[Figure scripts]

>> start

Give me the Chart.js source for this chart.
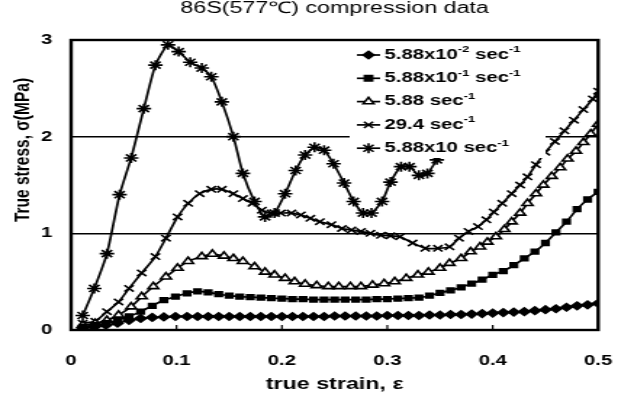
<!DOCTYPE html>
<html>
<head>
<meta charset="utf-8">
<script src="https://cdn.jsdelivr.net/npm/chart.js@4/dist/chart.umd.min.js"></script>
<style>
  html, body { margin: 0; padding: 0; background: #fff; overflow: hidden; }
  /* the source figure is stretched sideways, so the canvas is too */
  #wrap { width: 437px; height: 409px; transform: scaleX(1.4508); transform-origin: 0 0; }
</style>
</head>
<body>
<div id="wrap"><canvas id="chart" width="437" height="409"></canvas></div>
<script>
const chartTitle = '86S(577\u2103) compression data';
const xTitle = 'true strain, \u03b5';
const yTitle = 'True stress, \u03c3(MPa)';
const xTicks = [0, 0.1, 0.2, 0.3, 0.4, 0.5];
const yTicks = [0, 1, 2, 3];

// legend labels, {..} = superscript
const seriesLabels = [
  '5.88x10{-2} sec{-1}',
  '5.88x10{-1} sec{-1}',
  '5.88 sec{-1}',
  '29.4 sec{-1}',
  '5.88x10 sec{-1}',
];

const strain1 = [0.011,0.022,0.033,0.044,0.055,0.066,0.077,0.088,0.099,0.11,0.12,0.13,0.14,0.15,0.16,0.17,0.18,0.19,0.2,0.21,0.22,0.23,0.24,0.25,0.26,0.27,0.28,0.29,0.3,0.31,0.32,0.33,0.34,0.35,0.36,0.37,0.38,0.39,0.4,0.41,0.42,0.43,0.44,0.45,0.46,0.47,0.48,0.49,0.5];
const stress1 = [0.02,0.03,0.05,0.07,0.10,0.12,0.13,0.135,0.14,0.14,0.14,0.14,0.14,0.14,0.14,0.14,0.14,0.14,0.14,0.14,0.14,0.14,0.14,0.145,0.145,0.145,0.145,0.145,0.15,0.15,0.15,0.15,0.155,0.155,0.16,0.16,0.165,0.17,0.175,0.18,0.185,0.19,0.2,0.21,0.22,0.235,0.25,0.26,0.275];

const strain2 = [0.011,0.022,0.033,0.044,0.055,0.066,0.077,0.088,0.099,0.11,0.12,0.13,0.14,0.15,0.16,0.17,0.18,0.19,0.2,0.21,0.22,0.23,0.24,0.25,0.26,0.27,0.28,0.29,0.3,0.31,0.32,0.33,0.34,0.35,0.36,0.37,0.38,0.39,0.4,0.41,0.42,0.43,0.44,0.45,0.46,0.47,0.48,0.49,0.5];
const stress2 = [0.03,0.05,0.07,0.10,0.14,0.19,0.25,0.31,0.345,0.38,0.40,0.39,0.37,0.355,0.345,0.34,0.335,0.33,0.325,0.32,0.32,0.315,0.315,0.315,0.315,0.315,0.315,0.32,0.32,0.325,0.33,0.335,0.355,0.385,0.41,0.44,0.48,0.52,0.57,0.61,0.67,0.74,0.81,0.90,1.01,1.12,1.25,1.35,1.43];

const strain3 = [0.011,0.023,0.034,0.045,0.057,0.067,0.078,0.09,0.101,0.111,0.124,0.134,0.145,0.154,0.163,0.174,0.184,0.193,0.203,0.212,0.222,0.233,0.244,0.254,0.265,0.275,0.286,0.297,0.307,0.318,0.329,0.339,0.35,0.359,0.37,0.379,0.388,0.395,0.403,0.411,0.418,0.426,0.433,0.441,0.448,0.456,0.464,0.471,0.479,0.486,0.493,0.5];
const stress3 = [0.05,0.07,0.10,0.155,0.24,0.345,0.45,0.55,0.64,0.71,0.76,0.785,0.765,0.74,0.71,0.655,0.60,0.57,0.535,0.50,0.475,0.46,0.45,0.45,0.45,0.45,0.465,0.48,0.50,0.535,0.57,0.60,0.64,0.69,0.74,0.81,0.86,0.91,0.965,1.04,1.12,1.21,1.31,1.41,1.50,1.59,1.68,1.77,1.85,1.94,2.03,2.13];

const strain4 = [0.011,0.023,0.034,0.045,0.055,0.067,0.08,0.09,0.101,0.111,0.122,0.133,0.143,0.154,0.163,0.172,0.181,0.19,0.199,0.209,0.218,0.227,0.236,0.247,0.257,0.266,0.275,0.284,0.294,0.303,0.312,0.324,0.336,0.348,0.359,0.368,0.377,0.386,0.394,0.401,0.409,0.418,0.426,0.433,0.441,0.45,0.459,0.468,0.477,0.486,0.495,0.5];
const stress4 = [0.07,0.09,0.19,0.29,0.43,0.59,0.76,0.95,1.17,1.31,1.41,1.455,1.455,1.41,1.36,1.31,1.24,1.21,1.21,1.21,1.19,1.155,1.12,1.09,1.05,1.035,1.02,1.0,0.98,0.975,0.965,0.90,0.845,0.845,0.86,0.95,1.02,1.07,1.14,1.22,1.31,1.41,1.50,1.585,1.71,1.84,1.95,2.06,2.17,2.28,2.39,2.47];

const strain5 = [0.011,0.022,0.034,0.046,0.057,0.069,0.08,0.092,0.102,0.113,0.124,0.133,0.143,0.154,0.163,0.174,0.184,0.193,0.203,0.213,0.222,0.231,0.24,0.249,0.259,0.268,0.277,0.285,0.295,0.303,0.313,0.321,0.33,0.338,0.347];
const stress5 = [0.15,0.43,0.79,1.40,1.78,2.29,2.74,2.95,2.88,2.77,2.71,2.62,2.36,2.00,1.62,1.33,1.17,1.21,1.41,1.65,1.81,1.89,1.86,1.72,1.52,1.33,1.21,1.21,1.33,1.53,1.69,1.69,1.60,1.62,1.76];

const FONT = '"Liberation Sans", Arial, sans-serif';

function pts(xs, ys) {
  return xs.map((x, i) => ({ x: x, y: ys[i] }));
}

const markers = [
  { pointStyle: 'rectRot', radius: 3.7, fill: '#000' },
  { pointStyle: 'rect', radius: 3.3, fill: '#000' },
  { pointStyle: 'triangle', radius: 4.2, fill: '#fff' },
  { pointStyle: 'crossRot', radius: 4.5, fill: '#000' },
  { pointStyle: 'star', radius: 5, fill: '#000' },
];

const allData = [
  pts(strain1, stress1),
  pts(strain2, stress2),
  pts(strain3, stress3),
  pts(strain4, stress4),
  pts(strain5, stress5),
];

const datasets = allData.map((d, i) => ({
  label: seriesLabels[i].replace(/\{([^}]*)\}/g, '^$1'),
  data: d,
  borderColor: '#000',
  borderWidth: 1.7,
  pointStyle: markers[i].pointStyle,
  pointRadius: markers[i].radius,
  pointBorderWidth: 1.6,
  pointBackgroundColor: markers[i].fill,
  pointBorderColor: '#000',
  tension: 0.2,
  fill: false,
}));

function drawMarker(ctx, style, r, fill, x, y) {
  ctx.save();
  ctx.lineWidth = 1.6;
  ctx.strokeStyle = '#000';
  ctx.fillStyle = fill;
  ctx.beginPath();
  if (style === 'rectRot') {
    ctx.moveTo(x, y - r); ctx.lineTo(x + r, y); ctx.lineTo(x, y + r); ctx.lineTo(x - r, y); ctx.closePath();
    ctx.fill(); ctx.stroke();
  } else if (style === 'rect') {
    ctx.rect(x - r * 0.8, y - r * 0.8, r * 1.6, r * 1.6);
    ctx.fill(); ctx.stroke();
  } else if (style === 'triangle') {
    ctx.moveTo(x, y - r); ctx.lineTo(x + r * 0.87, y + r * 0.5); ctx.lineTo(x - r * 0.87, y + r * 0.5); ctx.closePath();
    ctx.fill(); ctx.stroke();
  } else {
    const d = r * 0.7;
    ctx.moveTo(x - d, y - d); ctx.lineTo(x + d, y + d);
    ctx.moveTo(x + d, y - d); ctx.lineTo(x - d, y + d);
    if (style === 'star') { ctx.moveTo(x, y - r); ctx.lineTo(x, y + r); }
    ctx.stroke();
  }
  ctx.restore();
}

const framePlugin = {
  id: 'frame',
  afterDatasetsDraw(chart) {
    const { ctx, chartArea: a, scales } = chart;
    ctx.save();
    // inner ticks on x axis
    ctx.strokeStyle = '#000';
    ctx.lineWidth = 1.2;
    xTicks.slice(1, -1).forEach(v => {
      const px = scales.x.getPixelForValue(v);
      ctx.beginPath();
      ctx.moveTo(px, a.bottom);
      ctx.lineTo(px, a.bottom - 5);
      ctx.stroke();
    });

    // legend box
    ctx.fillStyle = '#fff';
    ctx.fillRect(241, 43, 135, 115);
    seriesLabels.forEach((lab, i) => {
      const y = 55 + i * 23.3;
      ctx.strokeStyle = '#000';
      ctx.lineWidth = 1.7;
      ctx.beginPath();
      ctx.moveTo(246, y);
      ctx.lineTo(262, y);
      ctx.stroke();
      drawMarker(ctx, markers[i].pointStyle, markers[i].radius, markers[i].fill, 254, y);
      // text with superscripts
      let x = 265;
      ctx.fillStyle = '#000';
      ctx.textBaseline = 'middle';
      ctx.textAlign = 'left';
      lab.split(/(\{[^}]*\})/).forEach(part => {
        if (!part) return;
        if (part[0] === '{') {
          const s = part.slice(1, -1);
          ctx.font = 'bold 9px ' + FONT;
          ctx.fillText(s, x, y - 5);
          x += ctx.measureText(s).width;
        } else {
          ctx.font = 'bold 14px ' + FONT;
          ctx.fillText(part, x, y);
          x += ctx.measureText(part).width;
        }
      });
    });

    // frame
    ctx.strokeStyle = '#000';
    ctx.lineWidth = 2.4;
    ctx.strokeRect(a.left, a.top, a.right - a.left, a.bottom - a.top);

    // chart title
    ctx.fillStyle = '#000';
    ctx.font = '16px ' + FONT;
    ctx.textAlign = 'center';
    ctx.textBaseline = 'middle';
    ctx.fillText(chartTitle, (a.left + a.right) / 2, 9);

    // y axis title
    ctx.translate(16, 150);
    ctx.rotate(-Math.PI / 2);
    ctx.font = 'bold 15.5px ' + FONT;
    ctx.fillText(yTitle, 0, 0);
    ctx.restore();
  }
};

new Chart(document.getElementById('chart'), {
  type: 'line',
  data: { datasets: datasets },
  options: {
    responsive: false,
    animation: false,
    devicePixelRatio: 1,
    layout: { padding: { top: 40, right: 9.7, left: 0, bottom: 0 } },
    plugins: {
      legend: { display: false },
      title: { display: false },
      tooltip: { enabled: false },
    },
    scales: {
      x: {
        type: 'linear',
        min: 0,
        max: 0.5,
        afterFit: s => { s.height = 79; },
        afterBuildTicks: s => { s.ticks = xTicks.map(v => ({ value: v })); },
        ticks: {
          color: '#000',
          padding: 15,
          maxRotation: 0,
          font: { family: FONT, size: 14, weight: 'bold' },
          callback: v => String(v),
        },
        grid: { display: false },
        border: { display: false },
        title: {
          display: true,
          text: xTitle,
          color: '#000',
          padding: { top: 0, bottom: 15 },
          font: { family: FONT, size: 16, weight: 'bold' },
        },
      },
      y: {
        min: 0,
        max: 3,
        afterFit: s => { s.width = 49; },
        afterBuildTicks: s => { s.ticks = yTicks.map(v => ({ value: v })); },
        ticks: {
          color: '#000',
          padding: 13,
          font: { family: FONT, size: 14, weight: 'bold' },
        },
        grid: {
          drawTicks: false,
          color: c => (c.tick && (c.tick.value === 1 || c.tick.value === 2)) ? '#000' : 'rgba(0,0,0,0)',
          lineWidth: 1.5,
        },
        border: { display: false },
      },
    },
  },
  plugins: [framePlugin],
});
</script>
</body>
</html>
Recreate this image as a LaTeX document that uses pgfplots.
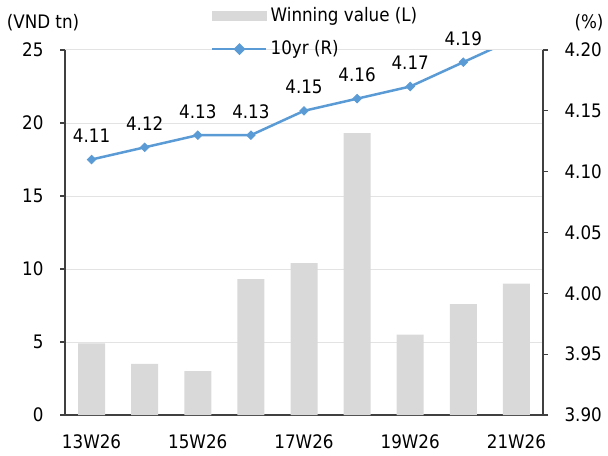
\documentclass[border=0pt]{standalone}
\usepackage{pgfplots}
\pgfplotsset{compat=1.18}
\usepackage{fontspec}
\setmainfont{DejaVu Sans Condensed}
\definecolor{barc}{HTML}{D9D9D9}
\definecolor{linec}{HTML}{5B9BD5}
\definecolor{gridc}{HTML}{E3E3E3}
\pgfplotsset{
  lineleg/.style={legend image code/.code={\draw[mark repeat=2,mark phase=2,##1] plot coordinates {(0pt,0pt) (13.5pt,0pt) (27pt,0pt)};}},
  barleg/.style={legend image code/.code={\fill[barc] (0pt,-2.3pt) rectangle (27pt,2.3pt);}},
}
\begin{document}
\fontsize{9.3}{11}\selectfont
\begin{tikzpicture}
\useasboundingbox (0,0) rectangle (304pt,227.5pt);
\pgfplotsset{
  common/.style={
    at={(32.5pt,20pt)}, anchor=south west,
    width=239pt, height=182.5pt, scale only axis,
    xmin=-0.5, xmax=8.5,
    tick align=outside, major tick length=2.5pt,
    axis line style={draw=black!75, line width=0.6pt, -},
    tick style={draw=black!75, line width=0.6pt},
    tick label style={font=\fontsize{9.3}{11}\selectfont, black},
    /pgf/number format/assume math mode=true,
  }
}
\begin{axis}[common,
  ymin=0, ymax=25, ytick={0,5,10,15,20,25},
  xtick={0,2,4,6,8}, xticklabels={13W26,15W26,17W26,19W26,21W26},
  xtick style={draw=none},
  axis x line*=bottom, axis y line*=left,
  ymajorgrids, grid style={gridc, line width=0.5pt},
  yticklabel style={xshift=-5pt},
  xticklabel style={yshift=-4pt},
]
\addplot[ybar, bar width=13.5pt, fill=barc, draw=none] coordinates {
  (0,4.9) (1,3.5) (2,3.0) (3,9.3) (4,10.4) (5,19.3) (6,5.5) (7,7.6) (8,9.0)
};
\end{axis}
\begin{axis}[common,
  ymin=3.9, ymax=4.2, ytick={3.90,3.95,4.00,4.05,4.10,4.15,4.20},
  axis y line*=right, axis x line=none,
  yticklabel style={/pgf/number format/.cd, fixed, fixed zerofill, precision=2, /tikz/.cd, xshift=5pt},
  legend style={at={(axis description cs:0.305,1.125)}, anchor=north west,
    draw=none, fill=none, inner sep=0pt, row sep=5pt,
    font=\fontsize{9.3}{11}\selectfont,
    nodes={inner sep=1.5pt}},
  legend cell align=left,
]
\addlegendimage{barleg}
\addlegendentry{Winning value (L)}
\addlegendimage{lineleg, linec, line width=1.25pt, mark=square*, mark size=1.5pt, mark options={rotate=45}}
\addlegendentry{10yr (R)}
\addplot[linec, line width=1.25pt, mark=none, forget plot] coordinates {
  (0,4.11) (1,4.12) (2,4.13) (3,4.13) (4,4.15) (5,4.16) (6,4.17) (7,4.19) (8,4.21)
};
\addplot[draw=none, mark=square*, mark size=1.5pt, mark options={rotate=45, fill=linec, draw=linec},
  forget plot,
  nodes near coords,
  nodes near coords style={black, font=\fontsize{9.3}{11}\selectfont, anchor=south, yshift=5pt,
    /pgf/number format/.cd, fixed, fixed zerofill, precision=2, assume math mode=true},
] coordinates {
  (0,4.11) (1,4.12) (2,4.13) (3,4.13) (4,4.15) (5,4.16) (6,4.17) (7,4.19)
};
\end{axis}
\node[font=\fontsize{9.3}{11}\selectfont] at (21.5pt,216pt) {(VND tn)};
\node[font=\fontsize{9.3}{11}\selectfont] at (294.5pt,216pt) {(\%)};
\end{tikzpicture}
\end{document}
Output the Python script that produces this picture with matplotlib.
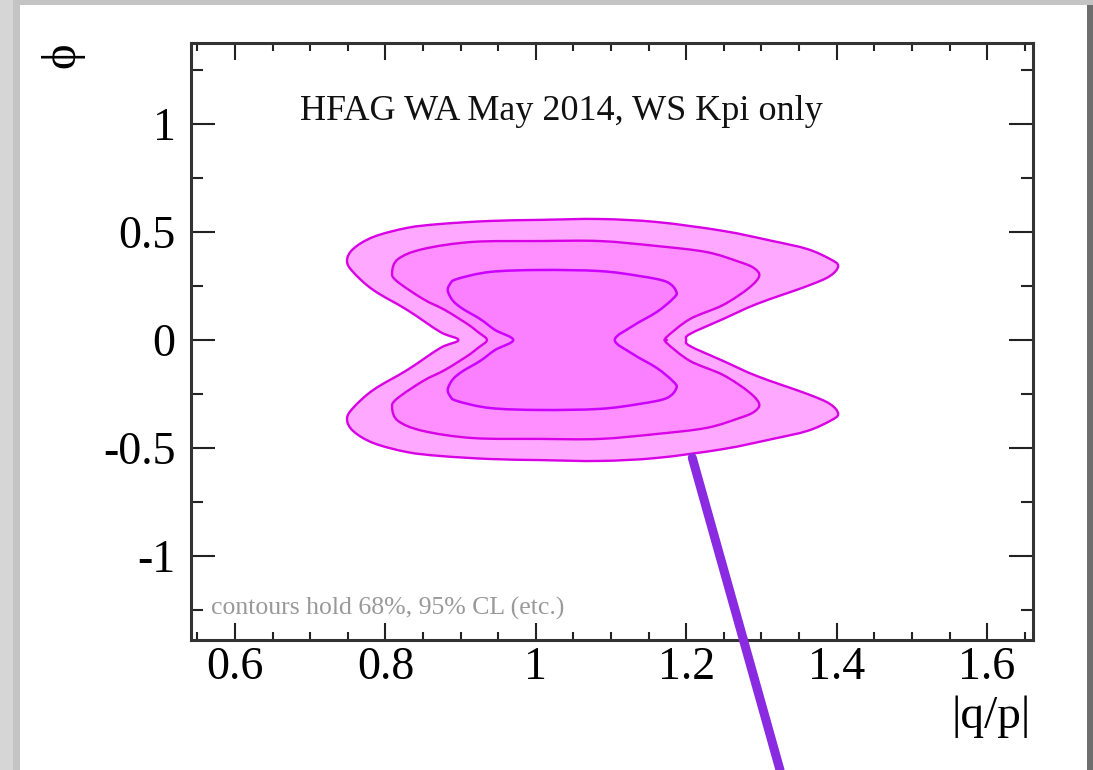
import numpy as np
import matplotlib
matplotlib.use("Agg")
import matplotlib.pyplot as plt
from matplotlib.patches import Rectangle, PathPatch
from matplotlib.path import Path
from matplotlib.ticker import FixedLocator, MultipleLocator

plt.rcParams['font.family'] = ['Liberation Serif', 'DejaVu Serif']

# upper halves of the CL contours (|q/p|, phi); lower halves are the mirror in phi
outer_x = [0.897, 0.873, 0.829, 0.784, 0.757, 0.749, 0.757, 0.784, 0.829, 0.873,
           0.939, 1.006, 1.085, 1.161, 1.249, 1.315, 1.361, 1.391, 1.402, 1.391,
           1.361, 1.294, 1.249, 1.205, 1.200]
outer_y = [0.000, 0.037, 0.139, 0.231, 0.315, 0.366, 0.421, 0.477, 0.519, 0.537,
           0.551, 0.556, 0.560, 0.546, 0.505, 0.458, 0.421, 0.375, 0.343, 0.296,
           0.250, 0.167, 0.097, 0.028, 0.000]

mid_x = [0.935, 0.923, 0.909, 0.879, 0.850, 0.815, 0.809, 0.817, 0.850, 0.916,
         1.006, 1.085, 1.161, 1.227, 1.271, 1.290, 1.297, 1.283, 1.249, 1.205,
         1.174, 1.174]
mid_y = [0.000, 0.037, 0.074, 0.139, 0.190, 0.273, 0.315, 0.375, 0.421, 0.454,
         0.458, 0.458, 0.435, 0.407, 0.361, 0.333, 0.296, 0.240, 0.162, 0.097,
         0.014, 0.000]

inner_x = [0.970, 0.946, 0.926, 0.903, 0.890, 0.883, 0.886, 0.895, 0.939, 1.006,
           1.085, 1.138, 1.174, 1.187, 1.182, 1.161, 1.129, 1.105]
inner_y = [0.000, 0.046, 0.097, 0.144, 0.181, 0.227, 0.259, 0.282, 0.315, 0.324,
           0.319, 0.296, 0.269, 0.222, 0.190, 0.130, 0.065, 0.000]

x_ticks = [0.6, 0.8, 1.0, 1.2, 1.4, 1.6]
x_labels = ['0.6', '0.8', '1', '1.2', '1.4', '1.6']
y_ticks = [-1.0, -0.5, 0.0, 0.5, 1.0]
y_labels = ['-1', '-0.5', '0', '0.5', '1']

# end of the pointer line that tags the outer contour
pointer_tip = (1.208, -0.545)


def contour_path(xs, ys):
    # close the upper half with its mirror image, then stroke a smooth
    # Catmull-Rom curve (as cubic Beziers) through the vertices
    top = np.column_stack([xs, ys])
    bottom = top[-2:0:-1].copy()
    bottom[:, 1] *= -1
    pts = np.vstack([top, bottom])
    n = len(pts)
    verts = [pts[0]]
    codes = [Path.MOVETO]
    for i in range(n):
        p0, p1, p2, p3 = pts[i - 1], pts[i], pts[(i + 1) % n], pts[(i + 2) % n]
        verts += [p1 + (p2 - p0) / 6.0, p2 - (p3 - p1) / 6.0, p2]
        codes += [Path.CURVE4] * 3
    verts.append(pts[0])
    codes.append(Path.CLOSEPOLY)
    return Path(np.array(verts), codes)


fig = plt.figure(figsize=(10.93, 7.70), dpi=100, facecolor='#d6d6d6')

# window shadow and white page
fig.patches.append(Rectangle((0.012, 0.0), 0.988, 1.0, transform=fig.transFigure,
                             facecolor='#c4c4c4', edgecolor='none', zorder=-3))
fig.patches.append(Rectangle((0.0183, 0.0), 0.9762 + 0.0055, 0.9935, transform=fig.transFigure,
                             facecolor='#6e6e6e', edgecolor='none', zorder=-2))
fig.patches.append(Rectangle((0.0183, 0.0), 0.9762, 0.9935, transform=fig.transFigure,
                             facecolor='white', edgecolor='none', zorder=-1))

ax = fig.add_axes([0.1747, 0.1688, 0.7704, 0.7754])
ax.set_facecolor('none')
ax.set_xlim(0.5415, 1.661)
ax.set_ylim(-1.389, 1.375)

line_col = '#d800e4'
ax.add_patch(PathPatch(contour_path(outer_x, outer_y), facecolor='#ffa8ff',
                       edgecolor=line_col, lw=1.7, zorder=2))
ax.add_patch(PathPatch(contour_path(mid_x, mid_y), facecolor='#ff8eff',
                       edgecolor=line_col, lw=1.7, zorder=3))
plt.rcParams['hatch.color'] = '#e060ff'
plt.rcParams['hatch.linewidth'] = 0.5
ax.add_patch(PathPatch(contour_path(inner_x, inner_y), facecolor='#fb80ff',
                       edgecolor='none', hatch='xxxxxx', zorder=4))
ax.add_patch(PathPatch(contour_path(inner_x, inner_y), facecolor='none',
                       edgecolor='#cc00ff', lw=1.8, zorder=5))

ax.xaxis.set_major_locator(FixedLocator(x_ticks))
ax.set_xticklabels(x_labels)
ax.xaxis.set_minor_locator(MultipleLocator(0.05))
ax.yaxis.set_major_locator(FixedLocator(y_ticks))
ax.set_yticklabels(y_labels)
ax.yaxis.set_minor_locator(MultipleLocator(0.25))

ax.tick_params(which='both', direction='in', top=True, right=True,
               colors='#222222', width=1.5, labelsize=33, labelcolor='black')
ax.xaxis.set_tick_params(which='major', length=12.5, pad=5)
ax.xaxis.set_tick_params(which='minor', length=6)
ax.yaxis.set_tick_params(which='major', length=17, pad=11)
ax.yaxis.set_tick_params(which='minor', length=8.5)
for s in ax.spines.values():
    s.set_linewidth(2.2)
    s.set_color('#333333')

ax.text(0.686, 1.056, 'HFAG WA May 2014, WS Kpi only', fontsize=26,
        ha='left', va='center', color='#111111')
ax.text(0.568, -1.245, 'contours hold 68%, 95% CL (etc.)', fontsize=18.5,
        ha='left', va='center', color='#999999')

fig.text(1031 / 1093, 1 - 717 / 770, '|q/p|', fontsize=34, ha='right', va='center')
fig.text(62 / 1093, 1 - 55 / 770, 'ϕ', fontsize=35, rotation=90,
         ha='center', va='center')

ax.annotate('', xy=pointer_tip, xycoords='data', xytext=(780 / 1093, 0.0),
            textcoords='figure fraction', annotation_clip=False,
            arrowprops=dict(arrowstyle='-', lw=6.5, color='#8a2be2',
                            shrinkA=0, shrinkB=0), zorder=10)

fig.savefig('out.png', dpi=100, facecolor=fig.get_facecolor())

>> end

=== Task prompt ===
Retype the section that opens with the line holding "Output the Python" and closes with the line holding "pointer_tip = (1.208, -0.545)", exactly as it reads, without any pictures.

=== Completed task ===
Output the Python script that produces this picture with matplotlib.
import numpy as np
import matplotlib
matplotlib.use("Agg")
import matplotlib.pyplot as plt
from matplotlib.patches import Rectangle, PathPatch
from matplotlib.path import Path
from matplotlib.ticker import FixedLocator, MultipleLocator

plt.rcParams['font.family'] = ['Liberation Serif', 'DejaVu Serif']

# upper halves of the CL contours (|q/p|, phi); lower halves are the mirror in phi
outer_x = [0.897, 0.873, 0.829, 0.784, 0.757, 0.749, 0.757, 0.784, 0.829, 0.873,
           0.939, 1.006, 1.085, 1.161, 1.249, 1.315, 1.361, 1.391, 1.402, 1.391,
           1.361, 1.294, 1.249, 1.205, 1.200]
outer_y = [0.000, 0.037, 0.139, 0.231, 0.315, 0.366, 0.421, 0.477, 0.519, 0.537,
           0.551, 0.556, 0.560, 0.546, 0.505, 0.458, 0.421, 0.375, 0.343, 0.296,
           0.250, 0.167, 0.097, 0.028, 0.000]

mid_x = [0.935, 0.923, 0.909, 0.879, 0.850, 0.815, 0.809, 0.817, 0.850, 0.916,
         1.006, 1.085, 1.161, 1.227, 1.271, 1.290, 1.297, 1.283, 1.249, 1.205,
         1.174, 1.174]
mid_y = [0.000, 0.037, 0.074, 0.139, 0.190, 0.273, 0.315, 0.375, 0.421, 0.454,
         0.458, 0.458, 0.435, 0.407, 0.361, 0.333, 0.296, 0.240, 0.162, 0.097,
         0.014, 0.000]

inner_x = [0.970, 0.946, 0.926, 0.903, 0.890, 0.883, 0.886, 0.895, 0.939, 1.006,
           1.085, 1.138, 1.174, 1.187, 1.182, 1.161, 1.129, 1.105]
inner_y = [0.000, 0.046, 0.097, 0.144, 0.181, 0.227, 0.259, 0.282, 0.315, 0.324,
           0.319, 0.296, 0.269, 0.222, 0.190, 0.130, 0.065, 0.000]

x_ticks = [0.6, 0.8, 1.0, 1.2, 1.4, 1.6]
x_labels = ['0.6', '0.8', '1', '1.2', '1.4', '1.6']
y_ticks = [-1.0, -0.5, 0.0, 0.5, 1.0]
y_labels = ['-1', '-0.5', '0', '0.5', '1']

# end of the pointer line that tags the outer contour
pointer_tip = (1.208, -0.545)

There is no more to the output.